- Written task
The listing below begins with the first line you should copy; stop after the line containing "const yTicks = [0, 5, 10, 15, 20, 25]", and drop every picture.
-- -- --
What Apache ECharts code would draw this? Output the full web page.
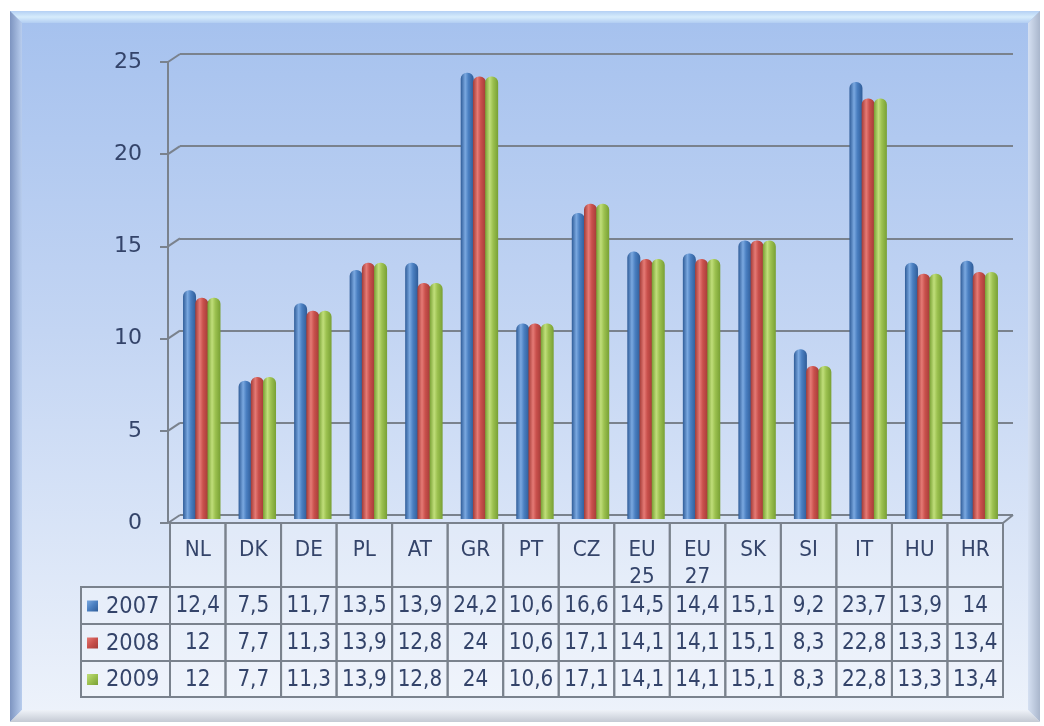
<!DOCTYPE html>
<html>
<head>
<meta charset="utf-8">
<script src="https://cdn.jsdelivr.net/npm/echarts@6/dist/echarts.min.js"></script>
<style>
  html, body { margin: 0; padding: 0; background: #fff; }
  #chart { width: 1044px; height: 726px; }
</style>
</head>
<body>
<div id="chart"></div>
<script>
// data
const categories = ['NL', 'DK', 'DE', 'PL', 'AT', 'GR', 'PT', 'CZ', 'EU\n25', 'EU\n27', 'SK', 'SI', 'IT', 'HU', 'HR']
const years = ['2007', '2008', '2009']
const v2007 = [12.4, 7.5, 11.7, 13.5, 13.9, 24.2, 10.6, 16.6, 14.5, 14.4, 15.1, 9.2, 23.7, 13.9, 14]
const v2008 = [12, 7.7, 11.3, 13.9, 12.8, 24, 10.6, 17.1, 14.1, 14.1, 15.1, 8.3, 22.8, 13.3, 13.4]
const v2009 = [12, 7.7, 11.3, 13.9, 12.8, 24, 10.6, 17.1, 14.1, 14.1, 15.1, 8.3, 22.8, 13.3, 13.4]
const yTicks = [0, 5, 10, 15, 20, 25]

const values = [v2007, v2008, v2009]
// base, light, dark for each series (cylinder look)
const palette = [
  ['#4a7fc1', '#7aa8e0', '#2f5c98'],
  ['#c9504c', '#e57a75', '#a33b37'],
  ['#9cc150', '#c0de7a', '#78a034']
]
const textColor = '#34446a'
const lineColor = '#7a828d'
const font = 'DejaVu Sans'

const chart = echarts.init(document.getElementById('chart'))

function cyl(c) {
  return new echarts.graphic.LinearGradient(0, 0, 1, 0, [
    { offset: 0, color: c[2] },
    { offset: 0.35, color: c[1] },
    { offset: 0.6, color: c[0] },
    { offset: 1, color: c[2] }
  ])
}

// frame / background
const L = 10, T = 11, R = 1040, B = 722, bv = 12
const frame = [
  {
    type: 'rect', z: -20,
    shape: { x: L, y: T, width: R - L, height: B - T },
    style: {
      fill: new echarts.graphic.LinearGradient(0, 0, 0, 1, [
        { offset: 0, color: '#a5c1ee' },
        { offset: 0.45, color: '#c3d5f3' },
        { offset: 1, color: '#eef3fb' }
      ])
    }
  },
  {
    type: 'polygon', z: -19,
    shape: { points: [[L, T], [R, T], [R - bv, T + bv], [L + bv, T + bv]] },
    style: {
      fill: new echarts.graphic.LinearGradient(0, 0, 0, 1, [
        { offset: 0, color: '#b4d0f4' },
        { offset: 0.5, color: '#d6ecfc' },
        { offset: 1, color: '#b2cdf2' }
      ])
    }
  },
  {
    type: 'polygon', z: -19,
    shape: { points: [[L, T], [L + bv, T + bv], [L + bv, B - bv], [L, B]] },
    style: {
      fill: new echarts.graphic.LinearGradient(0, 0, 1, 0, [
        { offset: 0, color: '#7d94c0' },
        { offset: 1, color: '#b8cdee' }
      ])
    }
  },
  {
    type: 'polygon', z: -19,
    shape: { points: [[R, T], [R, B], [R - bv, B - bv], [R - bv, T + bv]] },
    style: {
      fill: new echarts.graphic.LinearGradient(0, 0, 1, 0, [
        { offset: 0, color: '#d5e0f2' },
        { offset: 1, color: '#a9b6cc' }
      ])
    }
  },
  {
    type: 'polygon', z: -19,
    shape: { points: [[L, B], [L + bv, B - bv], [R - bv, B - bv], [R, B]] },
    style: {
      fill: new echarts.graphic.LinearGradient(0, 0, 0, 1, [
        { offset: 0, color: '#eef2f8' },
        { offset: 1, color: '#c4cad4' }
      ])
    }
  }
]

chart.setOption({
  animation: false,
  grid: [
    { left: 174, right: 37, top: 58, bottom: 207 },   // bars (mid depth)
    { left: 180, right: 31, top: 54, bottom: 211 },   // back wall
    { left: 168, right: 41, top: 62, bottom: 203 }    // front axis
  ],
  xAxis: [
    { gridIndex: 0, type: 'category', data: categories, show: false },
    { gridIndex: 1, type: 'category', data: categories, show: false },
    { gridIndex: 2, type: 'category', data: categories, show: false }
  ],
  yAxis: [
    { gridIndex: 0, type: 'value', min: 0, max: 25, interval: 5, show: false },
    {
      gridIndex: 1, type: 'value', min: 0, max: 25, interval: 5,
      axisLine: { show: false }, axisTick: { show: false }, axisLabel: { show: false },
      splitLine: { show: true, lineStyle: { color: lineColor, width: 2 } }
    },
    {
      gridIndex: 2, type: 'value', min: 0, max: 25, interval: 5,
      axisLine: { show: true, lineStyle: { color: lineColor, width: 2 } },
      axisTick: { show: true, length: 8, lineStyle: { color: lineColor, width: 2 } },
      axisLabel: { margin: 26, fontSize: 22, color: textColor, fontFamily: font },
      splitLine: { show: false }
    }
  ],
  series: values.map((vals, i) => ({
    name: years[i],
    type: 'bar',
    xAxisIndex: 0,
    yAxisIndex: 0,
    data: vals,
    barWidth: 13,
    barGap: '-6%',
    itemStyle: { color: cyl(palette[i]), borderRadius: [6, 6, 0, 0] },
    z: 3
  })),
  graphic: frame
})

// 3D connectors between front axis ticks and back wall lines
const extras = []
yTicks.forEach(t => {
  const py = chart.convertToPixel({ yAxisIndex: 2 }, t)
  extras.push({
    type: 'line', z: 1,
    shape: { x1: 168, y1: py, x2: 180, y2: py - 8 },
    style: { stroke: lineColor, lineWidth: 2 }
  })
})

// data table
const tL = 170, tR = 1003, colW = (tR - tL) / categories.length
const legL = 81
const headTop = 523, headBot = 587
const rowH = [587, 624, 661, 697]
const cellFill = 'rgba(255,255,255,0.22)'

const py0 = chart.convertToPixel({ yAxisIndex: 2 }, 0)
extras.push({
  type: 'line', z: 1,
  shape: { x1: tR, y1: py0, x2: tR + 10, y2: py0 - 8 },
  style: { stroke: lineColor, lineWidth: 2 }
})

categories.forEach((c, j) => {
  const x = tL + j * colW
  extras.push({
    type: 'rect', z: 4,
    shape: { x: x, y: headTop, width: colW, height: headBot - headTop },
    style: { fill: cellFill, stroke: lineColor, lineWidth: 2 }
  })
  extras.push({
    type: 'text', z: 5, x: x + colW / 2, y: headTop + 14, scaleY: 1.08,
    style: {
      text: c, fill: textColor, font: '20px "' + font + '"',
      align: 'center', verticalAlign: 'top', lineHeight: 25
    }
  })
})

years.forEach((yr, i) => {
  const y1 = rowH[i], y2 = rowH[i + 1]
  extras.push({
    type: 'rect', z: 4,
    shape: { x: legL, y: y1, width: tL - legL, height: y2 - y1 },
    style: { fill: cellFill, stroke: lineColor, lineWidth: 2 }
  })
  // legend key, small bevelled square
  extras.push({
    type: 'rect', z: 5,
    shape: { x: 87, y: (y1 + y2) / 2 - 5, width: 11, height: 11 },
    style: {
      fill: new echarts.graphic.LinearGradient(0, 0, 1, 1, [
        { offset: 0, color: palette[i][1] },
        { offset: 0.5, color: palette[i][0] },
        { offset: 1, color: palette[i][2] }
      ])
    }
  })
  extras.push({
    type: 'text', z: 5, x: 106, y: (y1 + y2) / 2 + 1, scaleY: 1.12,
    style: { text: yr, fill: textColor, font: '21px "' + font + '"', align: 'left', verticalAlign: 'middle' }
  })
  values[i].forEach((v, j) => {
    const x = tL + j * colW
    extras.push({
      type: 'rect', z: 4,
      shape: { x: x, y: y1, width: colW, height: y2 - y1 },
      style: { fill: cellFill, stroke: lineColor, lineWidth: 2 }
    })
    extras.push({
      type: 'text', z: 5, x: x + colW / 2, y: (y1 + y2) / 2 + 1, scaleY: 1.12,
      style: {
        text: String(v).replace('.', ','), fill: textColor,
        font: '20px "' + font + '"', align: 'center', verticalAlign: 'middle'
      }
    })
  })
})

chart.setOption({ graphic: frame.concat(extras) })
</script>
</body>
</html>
-- -- --
- The response
What Apache ECharts code would draw this? Output the full web page.
<!DOCTYPE html>
<html>
<head>
<meta charset="utf-8">
<script src="https://cdn.jsdelivr.net/npm/echarts@6/dist/echarts.min.js"></script>
<style>
  html, body { margin: 0; padding: 0; background: #fff; }
  #chart { width: 1044px; height: 726px; }
</style>
</head>
<body>
<div id="chart"></div>
<script>
// data
const categories = ['NL', 'DK', 'DE', 'PL', 'AT', 'GR', 'PT', 'CZ', 'EU\n25', 'EU\n27', 'SK', 'SI', 'IT', 'HU', 'HR']
const years = ['2007', '2008', '2009']
const v2007 = [12.4, 7.5, 11.7, 13.5, 13.9, 24.2, 10.6, 16.6, 14.5, 14.4, 15.1, 9.2, 23.7, 13.9, 14]
const v2008 = [12, 7.7, 11.3, 13.9, 12.8, 24, 10.6, 17.1, 14.1, 14.1, 15.1, 8.3, 22.8, 13.3, 13.4]
const v2009 = [12, 7.7, 11.3, 13.9, 12.8, 24, 10.6, 17.1, 14.1, 14.1, 15.1, 8.3, 22.8, 13.3, 13.4]
const yTicks = [0, 5, 10, 15, 20, 25]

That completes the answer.